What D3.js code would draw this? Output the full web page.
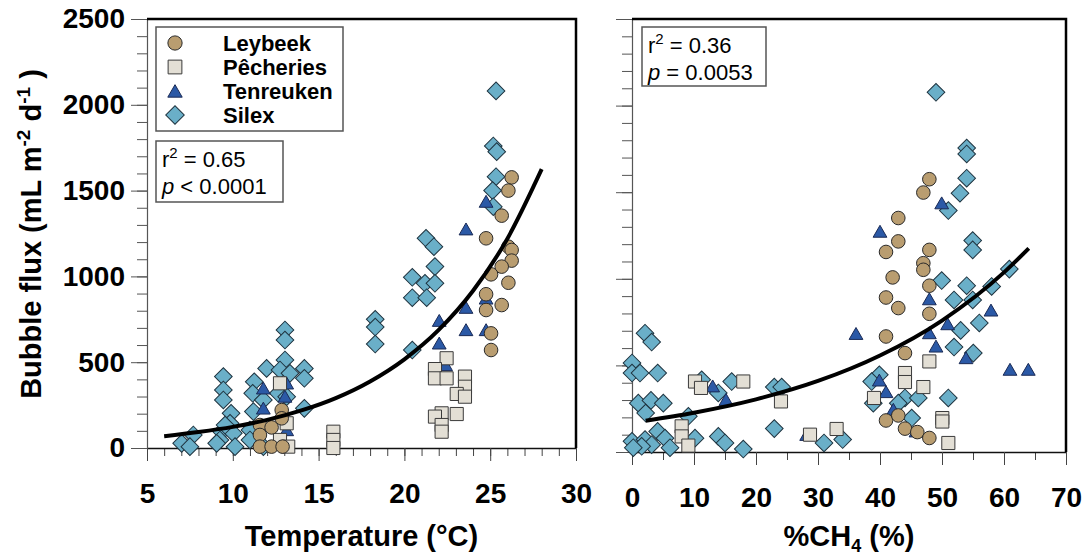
<!DOCTYPE html>
<html>
<head>
<meta charset="utf-8">
<script src="https://cdn.jsdelivr.net/npm/d3@7"></script>
<style>
	body { margin: 0; background: #fff; }
	svg { display: block; font-family: "Liberation Sans", Arial, Helvetica, sans-serif; }
</style>
</head>
<body>
<svg id="chart" width="1086" height="558"></svg>
<script>
// sites, in legend order
const sites = ['Leybeek', 'Pêcheries', 'Tenreuken', 'Silex'];

// [temperature °C, bubble flux]
const leybeekTemp = [[26.25,1577],[26.06,1500],[25.67,1354],[24.76,1222],[26.06,1173],[26.25,1154],[26.25,1092],[25.67,1057],[25.05,1012],[26.06,963],[24.76,896],[24.76,804],[25.67,833],[25.05,668],[25.05,571],[12.85,221],[12.85,173],[11.58,134],[12.26,120],[11.58,76],[11.58,8],[12.26,8],[12.9,8]];
const pecheriesTemp = [[22.46,523],[21.78,460],[21.78,406],[22.46,406],[23.53,416],[23.53,357],[23.05,315],[23.53,299],[23.05,198],[22.17,202],[21.78,183],[22.17,134],[22.17,95],[12.75,377],[13.14,144],[12.75,47],[13.23,8],[15.86,95],[15.86,47],[15.86,0]];
const tenreukenTemp = [[24.76,1426],[23.59,1265],[22.03,732],[23.59,808],[23.59,678],[24.76,678],[24.76,862],[22.03,600],[22.4,474],[11.78,338],[13.04,290],[11.78,221],[13.14,367],[13.14,95]];
const silexTemp = [[25.34,2081],[25.18,1760],[25.38,1727],[25.34,1581],[25.14,1500],[25.18,1406],[21.26,1222],[21.72,1173],[21.78,1057],[20.46,995],[21.2,960],[21.78,960],[20.46,876],[21.3,876],[20.46,571],[18.3,750],[18.3,705],[18.3,606],[13.04,688],[13.04,629],[13.04,513],[11.97,464],[12.75,455],[13.33,435],[14.17,464],[14.17,406],[9.45,416],[9.45,338],[9.45,280],[11.25,386],[11.16,319],[11.78,280],[12.65,319],[13.14,299],[9.9,202],[9.84,144],[11.2,212],[11.0,105],[14.17,231],[7.7,76],[7.02,27],[7.5,8],[9.35,95],[9.25,47],[10.03,86],[10.13,8],[9.06,27],[11.0,47],[11.78,8],[9.55,134]];

// [%CH4, bubble flux]
const leybeekCH4 = [[47.96,1575],[46.99,1498],[42.95,1351],[42.95,1216],[40.97,1155],[47.96,1167],[46.99,1090],[46.99,1052],[42.04,1008],[47.96,960],[40.97,892],[42.95,831],[47.96,798],[40.97,667],[44.03,571],[40.97,182],[42.95,211],[44.03,135],[46.02,115],[47.96,81]];
const pecheriesCH4 = [[47.96,523],[44.03,456],[44.03,404],[46.99,375],[39.03,312],[50.05,196],[50.05,176],[51.02,52],[33.0,133],[10.16,407],[11.13,370],[17.95,407],[24.03,292],[8.01,148],[8.01,90],[9.09,37],[28.71,100]];
const tenreukenCH4 = [[49.95,1427],[40.0,1263],[47.96,873],[57.9,808],[36.13,673],[47.96,677],[50.91,729],[49.03,600],[53.87,533],[60.97,466],[63.92,466],[39.89,404],[40.97,337],[42.15,235],[45.8,110],[13.01,370],[15.16,292],[28.17,90]];
const silexCH4 = [[49.03,2077],[53.98,1755],[53.98,1721],[53.98,1581],[52.9,1494],[51.02,1394],[54.95,1221],[54.95,1167],[60.86,1056],[49.95,990],[53.98,960],[58.01,956],[51.94,878],[54.95,878],[56.02,745],[53.01,702],[51.94,606],[55.05,571],[39.89,446],[38.66,407],[44.03,312],[46.18,312],[51.02,312],[38.92,282],[42.95,282],[45.11,196],[33.98,72],[2.1,686],[3.17,635],[0,514],[0,456],[1.29,456],[4.14,456],[1.02,282],[3.06,298],[5.05,282],[2.2,225],[9.09,206],[11.24,417],[13.92,341],[16.08,407],[22.95,375],[24.14,375],[22.95,135],[4.14,119],[5.32,80],[0,62],[2.1,72],[3.17,42],[1.56,33],[0.21,25],[6.13,25],[10.16,80],[13.92,90],[15.0,52],[17.95,17],[30.97,52]];

// exponential fit curves
const tempFitX = [6, 8, 10, 12, 14, 16, 18, 20, 22, 24, 26, 28];
const tempFitFlux = [69, 93, 123, 164, 219, 291, 388, 517, 688, 916, 1220, 1625];
const ch4FitX = [2.2, 10, 20, 30, 40, 50, 60, 64];
const ch4FitFlux = [181, 227, 304, 410, 557, 759, 1037, 1176];

const tempTicks = [5, 10, 15, 20, 25, 30];
const ch4Ticks = [0, 10, 20, 30, 40, 50, 60, 70];
const fluxTicks = [0, 500, 1000, 1500, 2000, 2500];

const siteColors = ['#b99d70', '#e3dfd5', '#2b59a6', '#6aafc8'];
const siteStrokes = ['#2a2a2a', '#3a3a3a', '#1a2a55', '#1f3440'];
const siteShapes = [d3.symbolCircle, d3.symbolSquare, d3.symbolTriangle, d3.symbolSquare];
const siteSizes = [145, 172, 82, 156];
const siteRotate = [0, 0, 0, 45];
// drawing order: Silex first, Leybeek on top
const drawOrder = [3, 2, 1, 0];

const svg = d3.select('#chart');

function marker(g, pts, i, x, y) {
	g.append('g')
		.selectAll('path')
		.data(pts)
		.join('path')
		.attr('d', d3.symbol().type(siteShapes[i]).size(siteSizes[i]))
		.attr('transform', d => `translate(${x(d[0])},${y(d[1])}) rotate(${siteRotate[i]})`)
		.attr('fill', siteColors[i])
		.attr('stroke', siteStrokes[i])
		.attr('stroke-width', 1);
}

function drawPanel(cfg) {
	const x = d3.scaleLinear().domain(cfg.xDomain).range([cfg.left, cfg.right]);
	const y = d3.scaleLinear().domain([0, 2500]).range([cfg.bottom, 19]);
	const g = svg.append('g');

	// minor ticks
	g.append('g')
		.attr('transform', `translate(0,${cfg.bottom})`)
		.call(d3.axisBottom(x).tickValues(d3.range(cfg.xDomain[0], cfg.xDomain[1] + 0.01, cfg.xMinor)).tickSize(8).tickSizeOuter(0).tickFormat(''))
		.call(a => a.select('.domain').remove())
		.call(a => a.selectAll('line').attr('stroke', '#444'));
	g.append('g')
		.attr('transform', `translate(${cfg.left},0)`)
		.call(d3.axisLeft(y).tickValues(d3.range(0, 2501, 100)).tickSize(10).tickSizeOuter(0).tickFormat(''))
		.call(a => a.select('.domain').remove())
		.call(a => a.selectAll('line').attr('stroke', '#555'));

	// major ticks + labels
	const xa = g.append('g')
		.attr('transform', `translate(0,${cfg.bottom})`)
		.call(d3.axisBottom(x).tickValues(cfg.xTicks).tickSize(13).tickSizeOuter(0).tickPadding(22));
	xa.select('.domain').attr('stroke', '#111').attr('stroke-width', 1.6);
	xa.selectAll('line').attr('stroke', '#444');
	xa.selectAll('text').attr('font-size', 28).attr('font-weight', 'bold').attr('fill', '#000')
		.attr('font-family', '"Liberation Sans", Arial, sans-serif');

	const ya = g.append('g')
		.attr('transform', `translate(${cfg.left},0)`)
		.call(d3.axisLeft(y).tickValues(fluxTicks).tickSize(16).tickSizeOuter(0).tickPadding(6)
			.tickFormat(cfg.yLabels ? d3.format('d') : ''));
	ya.select('.domain').attr('stroke', '#555').attr('stroke-width', 1.2);
	ya.selectAll('line').attr('stroke', '#555');
	ya.selectAll('text').attr('font-size', 28).attr('font-weight', 'bold').attr('fill', '#000')
		.attr('font-family', '"Liberation Sans", Arial, sans-serif');

	// frame top / right
	g.append('path')
		.attr('d', `M${cfg.left},19H${cfg.right}V${cfg.bottom}`)
		.attr('fill', 'none')
		.attr('stroke', '#000')
		.attr('stroke-width', 2.5);

	// points
	drawOrder.forEach(i => marker(g, cfg.series[i], i, x, y));

	// fit curve
	const line = d3.line().x(d => x(d[0])).y(d => y(d[1])).curve(d3.curveMonotoneX);
	g.append('path')
		.datum(cfg.fitX.map((v, k) => [v, cfg.fitY[k]]))
		.attr('d', line)
		.attr('fill', 'none')
		.attr('stroke', '#000')
		.attr('stroke-width', 4);

	// stats box
	const sb = cfg.stats;
	g.append('rect')
		.attr('x', sb.x).attr('y', sb.y).attr('width', sb.w).attr('height', sb.h)
		.attr('fill', '#fff').attr('stroke', '#555').attr('stroke-width', 1.5);
	const t1 = g.append('text').attr('x', sb.x + 6).attr('y', sb.y + 26).attr('font-size', 22);
	t1.append('tspan').text('r');
	t1.append('tspan').attr('dy', -9).attr('font-size', 15).text('2');
	t1.append('tspan').attr('dy', 9).text(' = ' + sb.r2);
	const t2 = g.append('text').attr('x', sb.x + 6).attr('y', sb.y + 53).attr('font-size', 22);
	t2.append('tspan').attr('font-style', 'italic').text('p');
	t2.append('tspan').text(' ' + sb.p);

	// x title
	const xt = g.append('text')
		.attr('x', (cfg.left + cfg.right) / 2)
		.attr('y', cfg.titleY)
		.attr('text-anchor', 'middle')
		.attr('font-size', 29)
		.attr('font-weight', 'bold');
	cfg.title.forEach(p => {
		const s = xt.append('tspan').text(p.t);
		if (p.sub) s.attr('font-size', 18).attr('dy', 6);
		if (p.back) s.attr('dy', -6);
	});
	return { x, y };
}

drawPanel({
	left: 147, right: 576, bottom: 448,
	xDomain: [5, 30], xTicks: tempTicks, xMinor: 1,
	yLabels: true,
	series: [leybeekTemp, pecheriesTemp, tenreukenTemp, silexTemp],
	fitX: tempFitX, fitY: tempFitFlux,
	stats: { x: 156, y: 141, w: 127, h: 61, r2: '0.65', p: '< 0.0001' },
	titleY: 546,
	title: [{ t: 'Temperature (°C)' }]
});

drawPanel({
	left: 632, right: 1066, bottom: 452,
	xDomain: [0, 70], xTicks: ch4Ticks, xMinor: 5,
	yLabels: false,
	series: [leybeekCH4, pecheriesCH4, tenreukenCH4, silexCH4],
	fitX: ch4FitX, fitY: ch4FitFlux,
	stats: { x: 642, y: 27, w: 124, h: 59, r2: '0.36', p: '= 0.0053' },
	titleY: 546,
	title: [{ t: '%CH' }, { t: '4', sub: true }, { t: ' (%)', back: true }]
});

// y title
const yt = svg.append('text')
	.attr('transform', 'translate(41,234) rotate(-90)')
	.attr('text-anchor', 'middle')
	.attr('font-size', 29)
	.attr('font-weight', 'bold');
yt.append('tspan').text('Bubble flux (mL m');
yt.append('tspan').attr('dy', -11).attr('font-size', 19).text('-2');
yt.append('tspan').attr('dy', 11).text(' d');
yt.append('tspan').attr('dy', -11).attr('font-size', 19).text('-1');
yt.append('tspan').attr('dy', 11).text(' )');

// legend
const lg = svg.append('g');
lg.append('rect')
	.attr('x', 156).attr('y', 27).attr('width', 187).attr('height', 104)
	.attr('fill', '#fff').attr('stroke', '#555').attr('stroke-width', 1.5);
sites.forEach((s, i) => {
	const cy = 43 + i * 24;
	lg.append('path')
		.attr('d', d3.symbol().type(siteShapes[i]).size(siteSizes[i] * 1.1))
		.attr('transform', `translate(175,${i === 2 ? cy + 2 : cy}) rotate(${siteRotate[i]})`)
		.attr('fill', siteColors[i])
		.attr('stroke', siteStrokes[i]);
	lg.append('text')
		.attr('x', 223).attr('y', cy).attr('dy', '0.36em')
		.attr('font-size', 22).attr('font-weight', 'bold')
		.text(s);
});
</script>
</body>
</html>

* **What this task involves**
Restate the material word for word from its first line through the line containing "const sites = ['Leybeek', 'Pêcheries', 'Tenreuken', 'Silex'];", both included; the pictures do not belong in it.

* **Task solution**
What D3.js code would draw this? Output the full web page.
<!DOCTYPE html>
<html>
<head>
<meta charset="utf-8">
<script src="https://cdn.jsdelivr.net/npm/d3@7"></script>
<style>
	body { margin: 0; background: #fff; }
	svg { display: block; font-family: "Liberation Sans", Arial, Helvetica, sans-serif; }
</style>
</head>
<body>
<svg id="chart" width="1086" height="558"></svg>
<script>
// sites, in legend order
const sites = ['Leybeek', 'Pêcheries', 'Tenreuken', 'Silex'];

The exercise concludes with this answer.